The coalition’s doctrinal statement, like those earlier texts, states that a husband exercises “headship” in the home with “the wife submitting,” and that “the distinctive leadership within the church given to qualified men is grounded in creation, fall, and redemption, and must not be sidelined by appeals to cultural developments.”
That sets up the current brouhaha. In March, North Carolina Pastor J.D. Greear, who is up for re-election as SBC president in June, issued a position paper on women. Though complementarian, Greear said women can offer “general teaching” in worship services or classes that include both genders, but not in “elder-like ways” that carry official doctrinal authority.
Greear cited as an example of proper public ministry the career of Beth Moore, a lifelong SBC member and popular conference speaker. On April 27, Moore tweeted that she’d be speaking during worship at an unnamed church on Mother’s Day, but “let’s please don’t tell anyone this.”
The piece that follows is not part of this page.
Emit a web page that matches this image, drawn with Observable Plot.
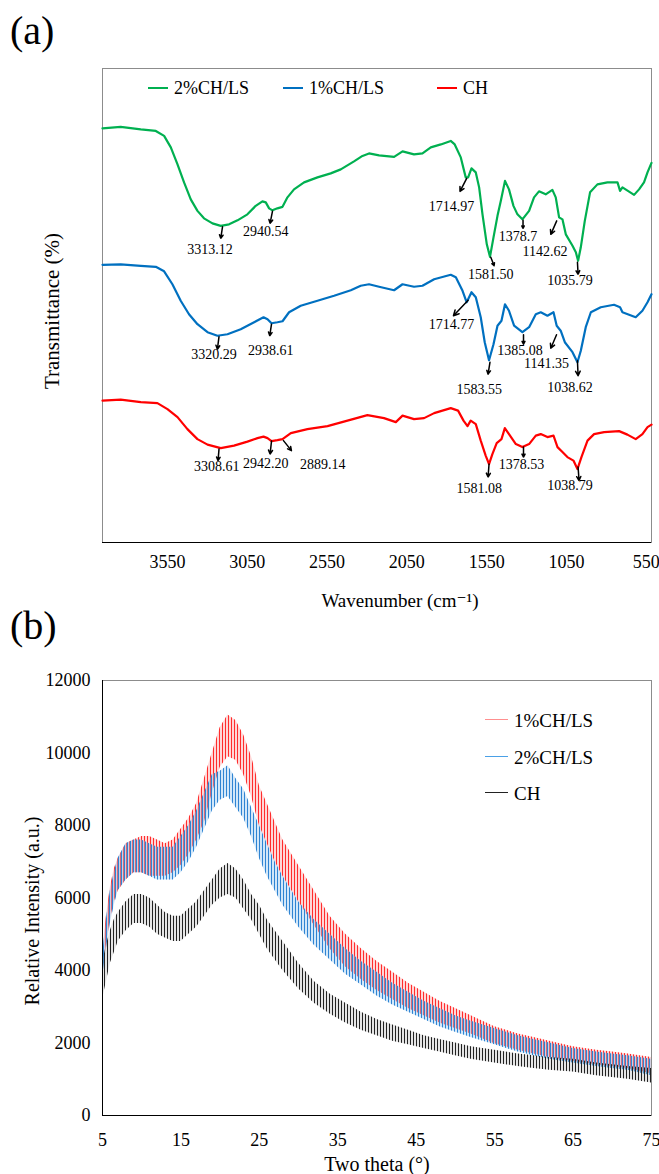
<!DOCTYPE html>
<html><head><meta charset="utf-8">
<script src="https://cdn.jsdelivr.net/npm/d3@7"></script>
<script src="https://cdn.jsdelivr.net/npm/@observablehq/plot@0.6"></script>
<style>
body{margin:0;background:#fff;}
#root{position:relative;width:659px;height:1174px;overflow:hidden;background:#fff;font-family:"Liberation Serif","Times New Roman",Tinos,"DejaVu Serif",serif;color:#000}
.abs{position:absolute;white-space:nowrap;line-height:1}
.c{transform:translate(-50%,-50%)}
.rot{transform:translate(-50%,-50%) rotate(-90deg)}
.sw{position:absolute;height:0}
</style></head><body>
<div id="root"></div>
<script>
// ---------- Panel (a): FTIR ----------
const wnTicks = [3550, 3050, 2550, 2050, 1550, 1050, 550];
const greenWn = [3957,3843,3717,3623,3571,3529,3487,3446,3404,3362,3321,3268,3216,3164,3111,3049,2997,2955,2934,2913,2892,2861,2829,2798,2757,2694,2610,2527,2464,2381,2328,2287,2224,2130,2077,2005,1952,1900,1837,1775,1750,1712,1681,1666,1645,1618,1597,1576,1549,1529,1507,1482,1461,1435,1410,1382,1357,1326,1284,1253,1222,1180,1138,1117,1096,1075,1054,1012,991,977,960,935,902,856,793,730,714,699,626,595,564,542,517];
const greenT = [82.9,83.2,82.7,82.4,81.4,79.1,75.7,72.1,68.7,66.4,64.9,63.9,63.4,63.7,64.5,65.7,67.4,68.3,68.1,66.9,66.5,66.9,67.2,69.1,70.7,72.1,73.1,73.9,74.7,76.3,77.4,77.9,77.5,77.2,78.3,77.7,77.9,79.1,79.7,80.4,79.7,77.1,73.1,73.1,74.9,74.1,71.1,65.7,59.7,57.2,61.1,65.4,68.4,72.4,70.7,67.4,65.7,64.7,66.4,69.1,70.3,69.7,70.6,69.1,65.1,64.7,61.7,59.4,58.1,56.4,59.1,64.4,70.1,71.7,72.1,72.1,70.4,71.1,69.6,70.7,72.1,74.1,76];
const blueWn = [3957,3843,3717,3623,3571,3519,3467,3415,3362,3299,3237,3174,3091,3007,2948,2923,2898,2861,2829,2788,2715,2610,2506,2401,2339,2287,2224,2130,2077,2005,1952,1879,1775,1743,1701,1675,1645,1618,1587,1562,1535,1507,1482,1457,1435,1410,1378,1326,1284,1242,1211,1169,1131,1111,1086,1060,1012,981,960,929,897,835,752,714,699,616,574,542,517];
const blueT = [55.6,55.7,55.4,55.2,54.3,51.7,48.4,45.7,43.7,42.1,41.4,41.7,42.7,44.1,45.1,44.7,43.9,44.1,44.3,46.1,47.4,48.4,49.4,50.5,51.4,51.7,51.2,50.5,51.7,51.2,51.4,52.7,53.6,53.1,50.4,48.1,50.1,49.1,45.1,40.1,36.5,39.7,43.4,44.4,47.7,46.4,43.4,42.1,43.1,45.7,46.1,45.4,46.1,43.4,42.4,40.1,38.1,36.1,38.4,43.1,46.1,47.1,47.6,47.1,46.1,45.1,46.4,48.1,49.7];
const redWn = [3957,3843,3717,3613,3550,3487,3425,3362,3299,3216,3133,3049,2986,2948,2923,2898,2861,2829,2777,2673,2547,2422,2297,2193,2119,2077,2005,1942,1879,1775,1729,1695,1670,1650,1618,1587,1556,1535,1514,1487,1457,1436,1410,1367,1326,1284,1242,1211,1169,1131,1106,1075,1044,1006,981,956,918,877,814,720,668,616,574,542,517];
const redT = [28.4,28.6,28.1,27.9,26.7,25.1,22.7,20.7,19.6,18.9,19.4,20.2,20.9,21.2,20.9,20.3,20.5,20.7,21.9,22.7,23.3,24.4,25.5,24.9,24.1,25.4,24.7,24.9,25.9,26.9,26.4,24.4,23.3,24.4,23.7,20.4,17.4,15.7,17.7,19.9,20.7,22.9,21.7,19.7,19.1,19.7,21.4,21.7,21.1,21.4,19.1,18.1,17.1,16.4,14.7,17.1,20.4,21.7,22.1,22.3,21.6,20.7,21.7,23.1,23.6];

// peak annotations: label, arrow tail (wn,T), arrow head (wn,T), label centre (wn,T)
const annLabel = ["3313.12","2940.54","1714.97","1581.50","1378.7","1142.62","1035.79",
                  "3320.29","2938.61","1714.77","1583.55","1385.08","1141.35","1038.62",
                  "3308.61","2942.20","2889.14","1378.53","1581.08","1038.79"];
const annTailWn = [3205,2892,1675,1524,1322,1111,981, 3227,2898,1666,1529,1319,1112,981, 3227,2898,2823,1319,1535,977];
const annTailT  = [63.2,66.3,72.9,57.1,64.5,64.4,56.1, 41.2,43.7,48.5,36.1,41.6,41.6,36.4, 18.7,20.3,20.4,19.1,15.7,15.1];
const annHeadWn = [3216,2907,1717,1503,1322,1148,977, 3237,2909,1758,1541,1319,1148,977, 3233,2907,2773,1319,1541,971];
const annHeadT  = [60.9,63.9,70.3,55.4,62.9,61.7,53.7, 38.7,41.4,45.4,33.7,39.7,38.9,33.4, 16.4,17.7,18.4,17.1,13.1,12.4];
const annTextWn = [3283,2934,1770,1524,1353,1184,1027, 3258,2903,1770,1597,1341,1175,1027, 3241,2934,2577,1332,1597,1027];
const annTextT  = [58.7,62.3,67.2,53.6,61.3,58.3,52.5, 37.6,38.4,43.6,30.7,38.5,35.9,31.1, 15.2,15.8,15.6,15.7,10.9,11.4];

// ---------- Panel (b): XRD (lower / upper envelope of the noisy traces) ----------
const thetaTicks = [5, 15, 25, 35, 45, 55, 65, 75];
const intensityTicks = [0, 2000, 4000, 6000, 8000, 10000, 12000];
const theta = [5,5.5,6,6.5,7,8,9,10,11,12,13,14,15,16,17,18,19,20,21,22,23,24,25,26,27,28,30,32,34,36,38,40,42,44,46,48,50,52,55,58,60,62,65,68,70,72,75];
const ls1Low  = [3900,4700,5400,5900,6200,6500,6700,6700,6600,6600,6600,6700,6900,7200,7600,8100,8900,9600,9900,9800,9400,8800,8000,7500,7000,6600,5900,5250,4600,4100,3750,3450,3200,2950,2750,2550,2400,2250,1980,1800,1700,1600,1500,1400,1350,1300,1150];
const ls1High = [4500,5500,6300,6800,7100,7500,7600,7700,7700,7600,7500,7600,7900,8200,8600,9300,10000,10700,11050,10900,10500,9900,9100,8600,8100,7600,6900,6200,5500,5000,4600,4250,3950,3650,3400,3150,2950,2750,2450,2250,2150,2050,1900,1800,1750,1700,1600];
const ls2Low  = [3800,4600,5300,5800,6200,6500,6700,6700,6600,6500,6500,6500,6700,7000,7400,7900,8400,8700,8800,8500,8200,7700,7100,6600,6200,5800,5200,4700,4300,3900,3600,3300,3050,2850,2650,2450,2300,2150,1950,1750,1650,1550,1450,1350,1300,1250,1100];
const ls2High = [4400,5400,6200,6700,7100,7500,7600,7600,7500,7400,7400,7400,7700,8000,8400,8900,9400,9500,9650,9300,9000,8500,8000,7500,7000,6600,5900,5400,5000,4600,4250,3950,3650,3400,3150,2950,2750,2600,2400,2200,2100,2000,1850,1750,1700,1650,1550];
const chLow   = [3200,3700,4200,4500,4800,5100,5300,5300,5200,5000,4900,4800,4800,5000,5200,5500,5800,6000,6100,6000,5700,5400,5000,4600,4300,4000,3500,3100,2800,2550,2350,2200,2050,1950,1850,1750,1650,1550,1450,1350,1300,1250,1200,1100,1050,1000,900];
const chHigh  = [4200,4700,5100,5400,5600,5900,6100,6100,6000,5800,5600,5500,5500,5700,5900,6200,6500,6800,6950,6800,6500,6100,5800,5400,5100,4800,4200,3700,3350,3100,2850,2650,2500,2350,2200,2100,2000,1900,1800,1700,1650,1600,1550,1450,1400,1350,1300];

// ---------- build tables ----------
const zip = (xs, ys) => xs.slice(0, Math.min(xs.length, ys.length)).map((x, i) => ({wn: x, t: ys[i]}));
const greenData = zip(greenWn, greenT), blueData = zip(blueWn, blueT), redData = zip(redWn, redT);
const ann = annLabel.map((label, i) => ({label, tx: annTailWn[i], ty: annTailT[i], hx: annHeadWn[i], hy: annHeadT[i], lx: annTextWn[i], ly: annTextT[i]}));
const band = (lo, hi) => theta.map((th, i) => ({theta: th, lo: lo[i], hi: hi[i]}));

const FONT = "'Liberation Serif', 'Times New Roman', Tinos, 'DejaVu Serif', serif";
const root = document.getElementById("root");

const plotA = Plot.plot({
  width: 659, height: 620,
  marginTop: 68, marginBottom: 78, marginLeft: 102, marginRight: 8,
  style: {fontFamily: FONT, fontSize: "18px", color: "#000", background: "transparent"},
  x: {domain: [3957, 517], ticks: wnTicks, tickSize: 0, tickPadding: 13, label: null, tickFormat: d => String(d)},
  y: {domain: [0, 94.9], axis: null},
  marks: [
    Plot.frame({stroke: "#8c8c8c"}),
    Plot.ruleY([0], {stroke: "#000"}),
    Plot.line(redData, {x: "wn", y: "t", stroke: "#ff0000", strokeWidth: 2.2}),
    Plot.line(blueData, {x: "wn", y: "t", stroke: "#0070c0", strokeWidth: 2.2}),
    Plot.line(greenData, {x: "wn", y: "t", stroke: "#00b050", strokeWidth: 2.2}),
    Plot.arrow(ann, {x1: "tx", y1: "ty", x2: "hx", y2: "hy", stroke: "#000", strokeWidth: 1.5, headLength: 6, headAngle: 55}),
    Plot.text(ann, {x: "lx", y: "ly", text: "label", fontSize: 14, fill: "#000", fontFamily: FONT})
  ]
});
plotA.style.position = "absolute"; plotA.style.left = "0px"; plotA.style.top = "0px";
root.appendChild(plotA);

const plotB = Plot.plot({
  width: 659, height: 554,
  marginTop: 60, marginBottom: 59, marginLeft: 102, marginRight: 8,
  style: {fontFamily: FONT, fontSize: "18px", color: "#000", background: "transparent"},
  x: {domain: [5, 75], ticks: thetaTicks, tickSize: 0, tickPadding: 18, label: null},
  y: {domain: [0, 12000], ticks: intensityTicks, tickSize: 0, tickPadding: 12, label: null, tickFormat: d => String(d)},
  marks: [
    Plot.frame({stroke: "#8c8c8c"}),
    Plot.areaY(band(ls1Low, ls1High), {x: "theta", y1: "lo", y2: "hi", fill: "#ff9c9c", fillOpacity: 0.4}),
    Plot.areaY(band(ls1Low, ls1High), {x: "theta", y1: "lo", y2: "hi", fill: "url(#hatchRed)"}),
    Plot.areaY(band(ls2Low, ls2High), {x: "theta", y1: "lo", y2: "hi", fill: "#8fc4ef", fillOpacity: 0.4}),
    Plot.areaY(band(ls2Low, ls2High), {x: "theta", y1: "lo", y2: "hi", fill: "url(#hatchBlue)"}),
    Plot.areaY(band(chLow, chHigh), {x: "theta", y1: "lo", y2: "hi", fill: "#a8a8a8", fillOpacity: 0.3}),
    Plot.areaY(band(chLow, chHigh), {x: "theta", y1: "lo", y2: "hi", fill: "url(#hatchBlack)"}),
    Plot.ruleX([5], {stroke: "#000"}),
    Plot.ruleY([0], {stroke: "#000"})
  ]
});
d3.select(plotB).insert("defs", ":first-child").html(`
  <pattern id="hatchRed" patternUnits="userSpaceOnUse" width="3" height="12">
    <rect x="0" y="0" width="1" height="12" fill="#ff2d2d"/></pattern>
  <pattern id="hatchBlue" patternUnits="userSpaceOnUse" width="3" height="12">
    <rect x="1" y="0" width="1" height="12" fill="#2f84d2"/></pattern>
  <pattern id="hatchBlack" patternUnits="userSpaceOnUse" width="3" height="12">
    <rect x="2" y="0" width="1" height="12" fill="#222222"/></pattern>`);
plotB.style.position = "absolute"; plotB.style.left = "0px"; plotB.style.top = "620px";
root.appendChild(plotB);

// ---------- text overlays ----------
function txt(s, x, y, size, cls) {
  const d = document.createElement("div");
  d.className = "abs " + (cls || "");
  d.style.left = x + "px"; d.style.top = y + "px"; d.style.fontSize = size + "px";
  d.textContent = s; root.appendChild(d); return d;
}
function sw(x, y, w, color, h) {
  const d = document.createElement("div");
  d.className = "sw"; d.style.left = x + "px"; d.style.top = (y - h / 2) + "px";
  d.style.width = w + "px"; d.style.borderTop = h + "px solid " + color; root.appendChild(d);
}
txt("(a)", 10, 10.5, 40);
txt("(b)", 10, 605.5, 40);
txt("Transmittance (%)", 52, 311, 21, "rot");
txt("Wavenumber (cm\u207B\u00B9)", 400, 600, 19, "c");
txt("Relative Intensity (a.u.)", 32, 911, 20, "rot");
txt("Two theta (\u00B0)", 377, 1164, 20, "c");

// legend (a)
const legA = [["2%CH/LS", "#00b050", 148], ["1%CH/LS", "#0070c0", 283], ["CH", "#ff0000", 437]];
legA.forEach(([s, c, x]) => { sw(x, 88, 20, c, 2.2); txt(s, x + 26, 88, 18, "").style.transform = "translateY(-50%)"; });
// legend (b)
const legB = [["1%CH/LS", "#ff8f8f", 720], ["2%CH/LS", "#4aa0e6", 756.7], ["CH", "#222", 792.7]];
legB.forEach(([s, c, y]) => { sw(485, y, 23, c, 1.5); txt(s, 514, y, 19, "").style.transform = "translateY(-50%)"; });
</script>
</body></html>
Then came a May 7 column by Owen Strachan of the SBC seminary in Kansas City, Missouri, a former president of CBMW. He said Moore and Greear oppose “divine design” by contending that women can preach and “instruct the gathered church” at worship. Echoing papal pronouncements, Strachan noted that Jesus Christ appointed only male apostles. The resulting firestorm sent Moore hundreds of tweets and thousands of “likes.”
Moore’s tweets responded that “there are countless conservative Complementarians I very much respect and deeply love though I may not fully understand their interpretations of certain Scriptures.” She said 1 Timothy 2 and 1 Corinthians 11 should be interpreted alongside everything the New Testament teaches on women. She also charged that “sexism & misogyny” are “rampant in segments of the SBC,” and the dispute is “not over Scripture” but sin, arrogance, and “covering abuses & misuses of power.”
Complementarians rely especially on this from 1 Timothy 2: “Let a woman learn quietly with all submissiveness. I do not permit a woman to teach or to exercise authority over a man; rather, she is to remain quiet. For Adam was formed first, then Eve; and Adam was not deceived, but the woman was deceived and became a transgressor …” (ESV translation).
Yet a significant body of evangelical scholarship defends female pastors and preachers. For instance, Christians for Biblical Equality, founded simultaneously with CBMW, posts 18 articles with egalitarian explanations of 1 Timothy 2 here. To over-simply, egalitarians say this epistle addressed ill-educated women in Ephesus who sinned in ignorance and spread heresy, or that the problem was certain women’s “domineering” attitudes. Since “woman” and “man” can equally be translated “wife” and “husband,” some think the epistle worried about marriages, not church offices. Further, there’s no one-woman rule in Protestantism because clergy and laity share collective authority.
(In the current #MeToo discussion, critics of complementarianism also contend that subordination of females in church or home fosters physical and sexual abuse, an important accusation the Gospel Coalition denies.)